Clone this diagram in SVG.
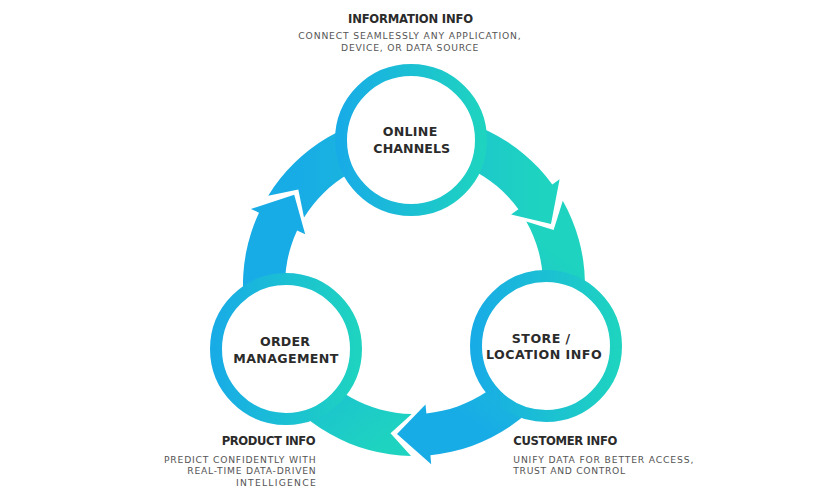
<svg xmlns="http://www.w3.org/2000/svg" width="836" height="501" viewBox="0 0 836 501">
<defs>
<linearGradient id="gA" gradientUnits="userSpaceOnUse" x1="300" y1="0" x2="540" y2="0">
<stop offset="0" stop-color="#18ACE6"/><stop offset="1" stop-color="#1ED3C0"/>
</linearGradient>
<linearGradient id="gB" gradientUnits="userSpaceOnUse" x1="580" y1="270" x2="470" y2="420">
<stop offset="0" stop-color="#1ED3C0"/><stop offset="1" stop-color="#18ACE6"/>
</linearGradient>
<linearGradient id="gC" gradientUnits="userSpaceOnUse" x1="390" y1="440" x2="270" y2="280">
<stop offset="0" stop-color="#1ED3C0"/><stop offset="1" stop-color="#18ACE6"/>
</linearGradient>
<linearGradient id="gRing" x1="0" y1="0" x2="1" y2="0">
<stop offset="0" stop-color="#18ACE6"/><stop offset="1" stop-color="#1ED3C0"/>
</linearGradient>
</defs>
<style>
.ring{fill:#fff;stroke:url(#gRing);stroke-width:12}
.lbl{font-family:"DejaVu Sans","Liberation Sans",sans-serif;font-weight:700;font-size:12.6px;fill:#2b2b2b;text-anchor:middle}
.hd{font-family:"DejaVu Sans","Liberation Sans",sans-serif;font-weight:700;font-size:11.6px;fill:#2b2b2b}
.ds{font-family:"DejaVu Sans","Liberation Sans",sans-serif;font-weight:400;font-size:9.2px;fill:#555}
</style>
<rect width="836" height="501" fill="#fff"/>
<g id="connectors">
<path id="arrowA" fill="url(#gA)" d="M268.2,195.7 A171,171 0 0 1 552.3,184.5 L559.6,179.2 L551.0,224.0 L511.1,214.5 L518.4,209.2 A129,129 0 0 0 304.0,217.6 L298.3,189.6 Z"/>
<path id="arrowB" fill="url(#gB)" d="M562.8,200.8 A171,171 0 0 1 430.4,455.2 L431.2,464.2 L397.0,434.0 L425.5,404.4 L426.4,413.4 A129,129 0 0 0 526.3,221.5 L553.6,230.0 Z"/>
<path id="arrowC" fill="url(#gC)" d="M411.0,456.0 A171,171 0 0 1 259.0,212.7 L250.9,208.9 L294.2,194.7 L305.2,234.3 L297.1,230.5 A129,129 0 0 0 411.75,414.0 L390.5,433.2 Z"/>
</g>
<g id="online">
<circle class="ring" cx="411" cy="140" r="70"/>
<text class="lbl" x="410" y="136" textLength="54.6" lengthAdjust="spacing">ONLINE</text>
<text class="lbl" x="411.7" y="152.7" textLength="76.7" lengthAdjust="spacing">CHANNELS</text>
</g>
<g id="order">
<circle class="ring" cx="286" cy="349" r="70"/>
<text class="lbl" x="285" y="346" textLength="50" lengthAdjust="spacing">ORDER</text>
<text class="lbl" x="285.8" y="362.7" textLength="105" lengthAdjust="spacing">MANAGEMENT</text>
</g>
<g id="store">
<circle class="ring" cx="546" cy="346" r="70"/>
<text class="lbl" x="541" y="342.7" textLength="58.3" lengthAdjust="spacing">STORE /</text>
<text class="lbl" x="543.8" y="359.3" textLength="115.7" lengthAdjust="spacing">LOCATION INFO</text>
</g>
<g id="information-info">
<text class="hd" x="410.5" y="23.3" text-anchor="middle" textLength="125" lengthAdjust="spacing">INFORMATION INFO</text>
<text class="ds" x="409.5" y="39.3" text-anchor="middle" textLength="222.4" lengthAdjust="spacing">CONNECT SEAMLESSLY ANY APPLICATION,</text>
<text class="ds" x="409.7" y="50.7" text-anchor="middle" textLength="137.3" lengthAdjust="spacing">DEVICE, OR DATA SOURCE</text>
</g>
<g id="product-info">
<text class="hd" x="315.7" y="445" text-anchor="end" textLength="94" lengthAdjust="spacing">PRODUCT INFO</text>
<text class="ds" x="315.7" y="462.5" text-anchor="end" textLength="151.7" lengthAdjust="spacing">PREDICT CONFIDENTLY WITH</text>
<text class="ds" x="315.7" y="474" text-anchor="end" textLength="128.4" lengthAdjust="spacing">REAL-TIME DATA-DRIVEN</text>
<text class="ds" x="315.7" y="485.5" text-anchor="end" textLength="79.7" lengthAdjust="spacing">INTELLIGENCE</text>
</g>
<g id="customer-info">
<text class="hd" x="513.3" y="445" textLength="104" lengthAdjust="spacing">CUSTOMER INFO</text>
<text class="ds" x="513.3" y="462.5" textLength="180" lengthAdjust="spacing">UNIFY DATA FOR BETTER ACCESS,</text>
<text class="ds" x="513.3" y="474" textLength="111.7" lengthAdjust="spacing">TRUST AND CONTROL</text>
</g>
</svg>
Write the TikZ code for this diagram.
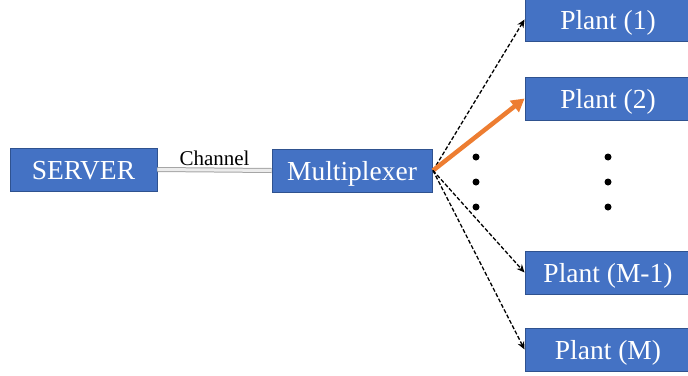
\documentclass[tikz,border=0pt]{standalone}
\usepackage{fontspec}
\setmainfont{Liberation Serif}
\usetikzlibrary{arrows.meta}
\definecolor{boxblue}{HTML}{4472C4}
\definecolor{boxedge}{HTML}{2F528F}
\definecolor{arrorange}{HTML}{ED7D31}
\tikzset{
  box/.style={draw=boxedge, line width=0.9pt, fill=boxblue, text=white, inner sep=0pt,
    minimum height=43pt, text height=19pt, text depth=0pt, font=\fontsize{27.5}{30}\selectfont},
  dasharrow/.style={draw=black, dash pattern=on 4pt off 2pt, line width=1.3pt, -{Stealth[length=8pt,width=7pt]}},
  hotarrow/.style={draw=arrorange, line width=4.5pt, -{Triangle[length=13pt,width=14pt]}},
  chan/.style={draw=gray!70, double=gray!15, double distance=3pt, line width=1pt},
  dotmark/.style={circle, fill=black, inner sep=0pt, minimum size=7pt}
}
\begin{document}
\begin{tikzpicture}[x={(1pt,0)}, y={(0,-1pt)}]
\useasboundingbox (0,0) rectangle (688,375);
\clip (0,0) rectangle (688,375);
\node[box, minimum width=147pt] (server) at (83.5,169.5) {SERVER};
\node[box, minimum width=160pt] (mux) at (352,170.5) {Multiplexer};
\node[box, minimum width=166pt] (p1) at (608,19.5) {Plant (1)};
\node[box, minimum width=166pt] (p2) at (608,98.5) {Plant (2)};
\node[box, minimum width=166pt] (pm1) at (608,272.5) {Plant (M-1)};
\node[box, minimum width=166pt] (pm) at (608,349.5) {Plant (M)};
\draw[chan] (server.east) -- node[above=0.5pt, font=\fontsize{21}{24}\selectfont, text=black] {Channel} (mux.west);
\coordinate (hub) at (433,170.5);
\draw[dasharrow] (hub) -- (p1.west);
\draw[hotarrow] (hub) -- (p2.west);
\draw[dasharrow] (hub) -- (pm1.west);
\draw[dasharrow] (hub) -- (pm.west);
\foreach \yy [count=\i] in {157,182,207}{
  \node[dotmark] (dl\i) at (476,\yy) {};
  \node[dotmark] (dr\i) at (608,\yy) {};
}
\end{tikzpicture}
\end{document}
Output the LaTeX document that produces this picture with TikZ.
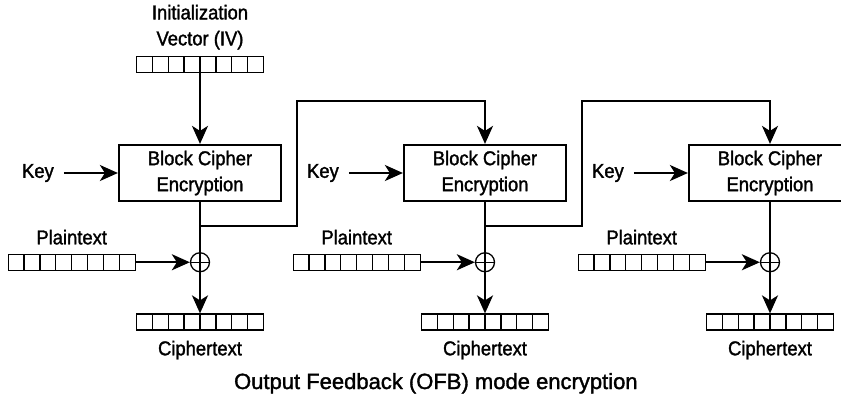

--

Work out the count of lines containing the word "diagram", then write only that count.

* **FINISHED TASK**
2